With the Milwaukee Common Council scheduled to vote on the $123.9 million initial phase of the Milwaukee Streetcar at its Feb. 10 meeting, it's worth taking a moment to recall we've been down this particular railroad before.
A century ago, streetcars owned by The Milwaukee Electric Railway & Light Co. served the city. It was one of the largest, most innovative and best-run transit systems in the nation.
The same company supplied the city with both electric power and mass transit until 1938, when it divided into the Wisconsin Electric Power Co. and the Milwaukee Electric Railway & Transportation Co. (Locally known as the Electric Company and the Transport Company.)
At its peak in the early 1900s, the TMER&L operated hundreds of streetcars on its 191-mile system. Streetcars ran on most major thoroughfares in the city. Interurban lines reached south to Kenosha, north to Sheboygan and west to Burlington, Waukesha, East Troy and Watertown.
The TMER&L formed in 1896. It was a collection of many small streetcar, horsecar and steam railway companies gathered into a single, giant system.
One of those early operations, the Milwaukee Street Railway Co., built the elegant Lake Park trolley depot, shown above in an early 1900s postcard view.
Lake Park was one of three Milwaukee parks designed in the 1890s by Frederick Law Olmsted's landscape architectural firm (the other two parks are Riverside and Washington). Of the three, Lake Park became the finest.
The park, with its winding paths and magnificent views of Lake Michigan, was immediately popular. And in the days when automobiles were rare and horse-drawn carriages were for the wealthy, streetcars gave working-class Milwaukeeans easy and affordable access to the new park.
The trolleys reached Lake Park on a double set of tracks on Locust Street served by two major streetcar lines. Trolleys operating up and down Downer Avenue turned onto Locust for a quick side trip to the park. Farther west, trolleys on Center Street swung north on Humboldt Boulevard and then east onto Locust for the run to the park.
Most transit systems, then as now, would have been content to install a modest shelter with a bench or two at the end of the line. Instead, Milwaukee Street Railway built an elaborate wooden structure with a tall, peaked roof in the Swiss Chalet style. The center section sheltered streetcars boarding and discharging passengers on side-by-side tracks. One wing of the building had a restroom for railway employees, the other end had public bathrooms.
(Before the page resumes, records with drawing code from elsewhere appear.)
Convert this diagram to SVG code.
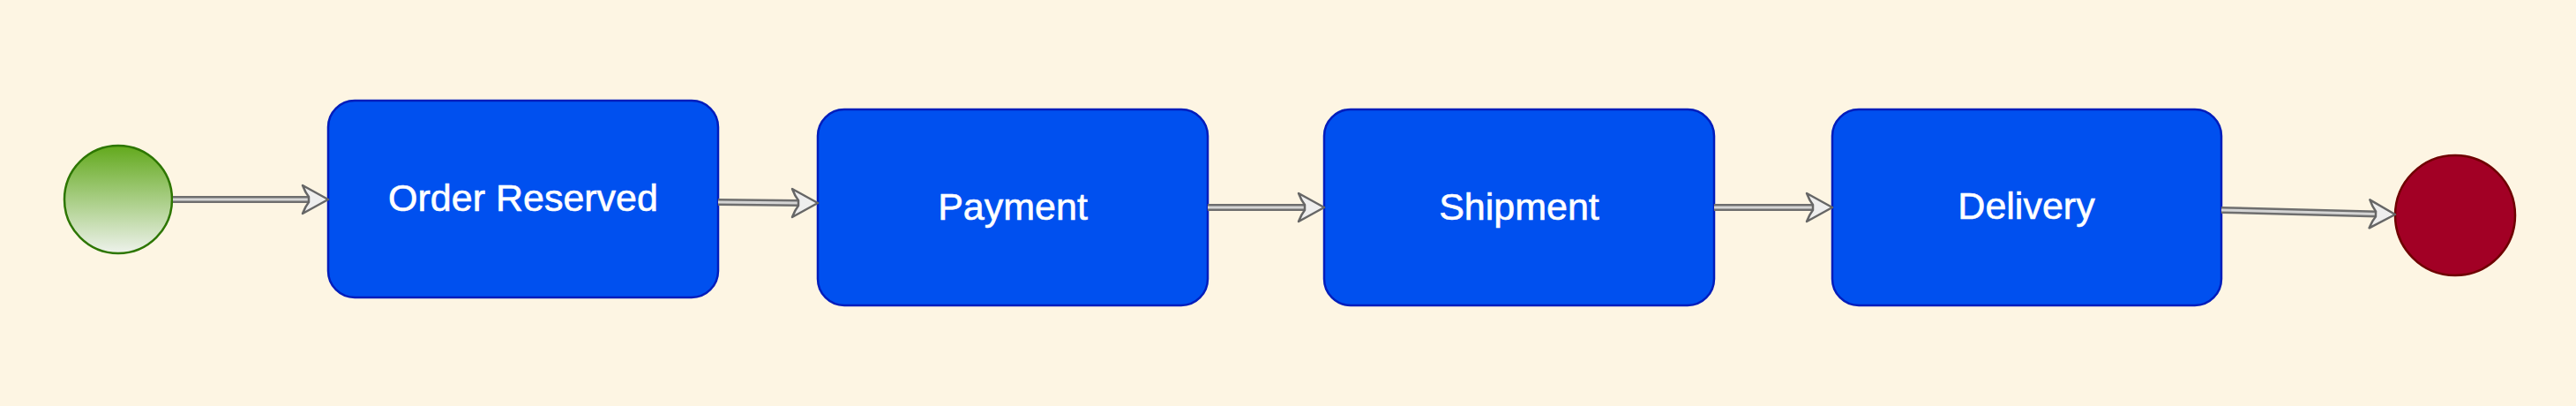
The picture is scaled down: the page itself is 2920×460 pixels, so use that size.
<svg xmlns="http://www.w3.org/2000/svg" width="2920" height="460" viewBox="0 0 2920 460">
<defs>
<linearGradient id="gStart" x1="0" y1="0" x2="0" y2="1">
<stop offset="0" stop-color="#62a91c"/>
<stop offset="1" stop-color="#eef2ec"/>
</linearGradient>
<marker id="arr" viewBox="-32 -18 34 36" refX="0" refY="0" markerWidth="34" markerHeight="36" markerUnits="userSpaceOnUse" orient="auto">
<path d="M0,0 L-29,-16 Q-26,-8 -22,-3 L-22,3 Q-26,8 -29,16 Z" fill="#eeeeee" stroke="#666666" stroke-width="2.5" stroke-linejoin="round"/>
</marker>
<style>
.node rect{fill:#0050ef;stroke:#001dbc;stroke-width:2.5}
.node text{font-family:"Liberation Sans",Arial,sans-serif;font-size:43px;fill:#ffffff;text-anchor:middle;stroke:#ffffff;stroke-width:0.6}
.pipe{fill:none;stroke:#6e6e6e;stroke-width:8}
.core{fill:none;stroke:#d4d4d4;stroke-width:3}
.tip{fill:none;stroke:none}
</style>
</defs>
<rect x="0" y="0" width="2920" height="460" fill="#fdf5e3"/>
<g id="start"><circle cx="134" cy="226" r="61" fill="url(#gStart)" stroke="#2d7600" stroke-width="2.5"/></g>
<g id="n1" class="node"><rect x="372" y="114" width="442" height="223" rx="30" ry="30"/><text x="593" y="239">Order Reserved</text></g>
<g id="n2" class="node"><rect x="927" y="124" width="442" height="222" rx="30" ry="30"/><text x="1148" y="249">Payment</text></g>
<g id="n3" class="node"><rect x="1501" y="124" width="442" height="222" rx="30" ry="30"/><text x="1722" y="249">Shipment</text></g>
<g id="n4" class="node"><rect x="2077" y="124" width="441" height="222" rx="30" ry="30"/><text x="2297" y="248">Delivery</text></g>
<g id="end"><circle cx="2783" cy="244" r="68" fill="#a20025" stroke="#6f0000" stroke-width="2.5"/></g>
<g id="connectors">
<path class="pipe" d="M196,226 L351,226"/><path class="core" d="M196,226 L351,226"/><path class="tip" d="M350,226 L372,226" marker-end="url(#arr)"/>
<path class="pipe" d="M814,229 L906,230"/><path class="core" d="M814,229 L906,230"/><path class="tip" d="M905,230 L927,230" marker-end="url(#arr)"/>
<path class="pipe" d="M1369,235 L1480,235"/><path class="core" d="M1369,235 L1480,235"/><path class="tip" d="M1479,235 L1501,235" marker-end="url(#arr)"/>
<path class="pipe" d="M1943,235 L2056,235"/><path class="core" d="M1943,235 L2056,235"/><path class="tip" d="M2055,235 L2077,235" marker-end="url(#arr)"/>
<path class="pipe" d="M2518,238 L2694,242.5"/><path class="core" d="M2518,238 L2694,242.5"/><path class="tip" d="M2693,242.5 L2715,243" marker-end="url(#arr)"/>
</g>
</svg>
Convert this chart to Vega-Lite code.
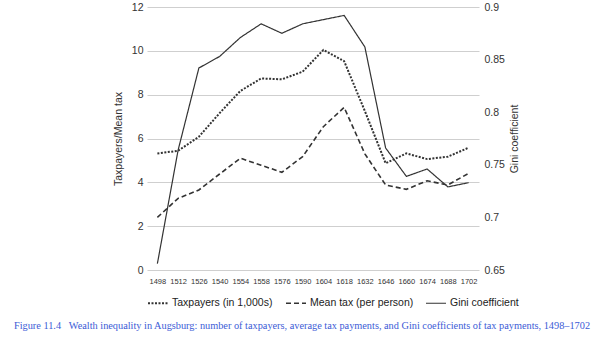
{
  "$schema": "https://vega.github.io/schema/vega-lite/v6.json",
  "width": 332,
  "height": 263,
  "autosize": "none",
  "padding": {"left": 147, "top": 7, "right": 118, "bottom": 81},
  "config": {
    "view": {"stroke": null},
    "font": "Liberation Sans",
    "axis": {"labelColor": "#333", "titleColor": "#333", "titleFontWeight": "normal", "domain": false, "ticks": false, "tickSize": 0}
  },
  "title": {
    "text": "Figure 11.4\u00a0\u00a0\u00a0Wealth inequality in Augsburg: number of taxpayers, average tax payments, and Gini coefficients of tax payments, 1498–1702",
    "orient": "bottom",
    "anchor": "middle",
    "font": "Liberation Serif",
    "fontSize": 10.3,
    "fontWeight": "normal",
    "color": "#3b5bd6",
    "offset": 12,
    "dx": -11
  },
  "data": {
    "values": [
      {"year": "1498", "series": "Taxpayers (in 1,000s)", "value": 5.32},
      {"year": "1512", "series": "Taxpayers (in 1,000s)", "value": 5.44},
      {"year": "1526", "series": "Taxpayers (in 1,000s)", "value": 6.08},
      {"year": "1540", "series": "Taxpayers (in 1,000s)", "value": 7.16},
      {"year": "1554", "series": "Taxpayers (in 1,000s)", "value": 8.17},
      {"year": "1558", "series": "Taxpayers (in 1,000s)", "value": 8.74},
      {"year": "1576", "series": "Taxpayers (in 1,000s)", "value": 8.70},
      {"year": "1590", "series": "Taxpayers (in 1,000s)", "value": 9.05},
      {"year": "1604", "series": "Taxpayers (in 1,000s)", "value": 10.04},
      {"year": "1618", "series": "Taxpayers (in 1,000s)", "value": 9.53},
      {"year": "1632", "series": "Taxpayers (in 1,000s)", "value": 7.25},
      {"year": "1646", "series": "Taxpayers (in 1,000s)", "value": 4.87},
      {"year": "1660", "series": "Taxpayers (in 1,000s)", "value": 5.32},
      {"year": "1674", "series": "Taxpayers (in 1,000s)", "value": 5.06},
      {"year": "1688", "series": "Taxpayers (in 1,000s)", "value": 5.17},
      {"year": "1702", "series": "Taxpayers (in 1,000s)", "value": 5.58},
      {"year": "1498", "series": "Mean tax (per person)", "value": 2.40},
      {"year": "1512", "series": "Mean tax (per person)", "value": 3.27},
      {"year": "1526", "series": "Mean tax (per person)", "value": 3.65},
      {"year": "1540", "series": "Mean tax (per person)", "value": 4.38},
      {"year": "1554", "series": "Mean tax (per person)", "value": 5.10},
      {"year": "1558", "series": "Mean tax (per person)", "value": 4.78},
      {"year": "1576", "series": "Mean tax (per person)", "value": 4.46},
      {"year": "1590", "series": "Mean tax (per person)", "value": 5.17},
      {"year": "1604", "series": "Mean tax (per person)", "value": 6.54},
      {"year": "1618", "series": "Mean tax (per person)", "value": 7.42},
      {"year": "1632", "series": "Mean tax (per person)", "value": 5.30},
      {"year": "1646", "series": "Mean tax (per person)", "value": 3.88},
      {"year": "1660", "series": "Mean tax (per person)", "value": 3.68},
      {"year": "1674", "series": "Mean tax (per person)", "value": 4.07},
      {"year": "1688", "series": "Mean tax (per person)", "value": 3.88},
      {"year": "1702", "series": "Mean tax (per person)", "value": 4.41},
      {"year": "1498", "series": "Gini coefficient", "value": 0.656},
      {"year": "1512", "series": "Gini coefficient", "value": 0.764},
      {"year": "1526", "series": "Gini coefficient", "value": 0.842},
      {"year": "1540", "series": "Gini coefficient", "value": 0.853},
      {"year": "1554", "series": "Gini coefficient", "value": 0.871},
      {"year": "1558", "series": "Gini coefficient", "value": 0.884},
      {"year": "1576", "series": "Gini coefficient", "value": 0.875},
      {"year": "1590", "series": "Gini coefficient", "value": 0.884},
      {"year": "1604", "series": "Gini coefficient", "value": 0.888},
      {"year": "1618", "series": "Gini coefficient", "value": 0.892},
      {"year": "1632", "series": "Gini coefficient", "value": 0.862},
      {"year": "1646", "series": "Gini coefficient", "value": 0.766},
      {"year": "1660", "series": "Gini coefficient", "value": 0.739},
      {"year": "1674", "series": "Gini coefficient", "value": 0.746},
      {"year": "1688", "series": "Gini coefficient", "value": 0.729},
      {"year": "1702", "series": "Gini coefficient", "value": 0.733}
    ]
  },
  "encoding": {
    "x": {
      "field": "year",
      "type": "ordinal",
      "sort": null,
      "scale": {"type": "point", "padding": 0.5},
      "axis": {"title": null, "labelAngle": 0, "labelFontSize": 7.5, "labelPadding": 7, "grid": false}
    },
    "strokeDash": {
      "field": "series",
      "type": "nominal",
      "scale": {
        "domain": ["Taxpayers (in 1,000s)", "Mean tax (per person)", "Gini coefficient"],
        "range": [[2, 1.5], [5, 3], [1, 0]]
      },
      "legend": {
        "title": null,
        "orient": "bottom",
        "direction": "horizontal",
        "symbolType": "stroke",
        "symbolSize": 400,
        "symbolStrokeColor": "#333",
        "labelFontSize": 10.5,
        "labelColor": "#222",
        "columnPadding": 9,
        "labelOffset": 3,
        "offset": 7
      }
    },
    "strokeWidth": {
      "field": "series",
      "type": "nominal",
      "scale": {
        "domain": ["Taxpayers (in 1,000s)", "Mean tax (per person)", "Gini coefficient"],
        "range": [2, 1.2, 1.2]
      },
      "legend": null
    }
  },
  "layer": [
    {
      "transform": [{"filter": "datum.series !== 'Gini coefficient'"}],
      "mark": {"type": "line", "color": "#333"},
      "encoding": {
        "y": {
          "field": "value",
          "type": "quantitative",
          "scale": {"domain": [0, 12]},
          "axis": {
            "title": "Taxpayers/Mean tax",
            "values": [0, 2, 4, 6, 8, 10, 12],
            "grid": true,
            "gridColor": "#cfcfcf",
            "labelFontSize": 10.5,
            "labelPadding": 4,
            "titleFontSize": 10.5,
            "titlePadding": 8
          }
        }
      }
    },
    {
      "transform": [{"filter": "datum.series === 'Gini coefficient'"}],
      "mark": {"type": "line", "color": "#333"},
      "encoding": {
        "y": {
          "field": "value",
          "type": "quantitative",
          "scale": {"domain": [0.65, 0.9]},
          "axis": {
            "orient": "right",
            "title": "Gini coefficient",
            "titleAngle": -90,
            "values": [0.65, 0.7, 0.75, 0.8, 0.85, 0.9],
            "format": "~g",
            "grid": false,
            "labelFontSize": 10.5,
            "labelPadding": 5,
            "titleFontSize": 10.5,
            "titlePadding": 15
          }
        }
      }
    }
  ],
  "resolve": {"scale": {"y": "independent"}}
}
When it opened in the mid-1890s, the Lake Park trolley station was the only noteworthy building in Lake Park. An 1897 newspaper article called the station, "handsome and convenient" and admired the way its tower rose above the park's treetops.
As an added attraction, the railway also sponsored a summer concert series in the park. In 1895, it hired Professor Clauder's band to perform Wednesdays and Saturdays.
Year after year, the bands played and trolleys rumbled down Locust Street to the lake. But times were changing. The last new streetcar route, the Center Street line, opened in 1909. After that, the streetcar system slowly declined as buses replacing trolleys, and private automobiles became common.
The steady pace of cutbacks and abandonments continued. Between 1927 and 1937, Milwaukee tore up 26 miles of track, but the system still had 15 routes, 105 miles of track and 586 streetcars. In the same period, the number of buses increased from 74 to 176.
"The time never will come, in my opinion, when Milwaukee will have no streetcars," said Roy Pinkley, the Electric Company's vice president of transportation in a 1937 interview. "Streetcars are the backbone of the transit system in Milwaukee just as they are in most other large cities. They are the most efficient vehicles for handling mass transportation. No, I don't see the end of them in Milwaukee."
The end was already at hand for the Lake Park station. In 1931, buses replaced trolleys on Downer. In 1937, the same year Pinkley gave his optimistic outlook, buses replaced trolleys on the eastern end of the Center Street line.
Buses served the Lake Park station until its demolition in 1957. The only reminder of the station site is a paved loop at the east end of Locust Street, used as a bus turn-around.
The debate over the proposed Milwaukee Streetcar is a reminder of what we had, lost and may regain. Perhaps, one day there will again be an elegant trolley station at Lake Park.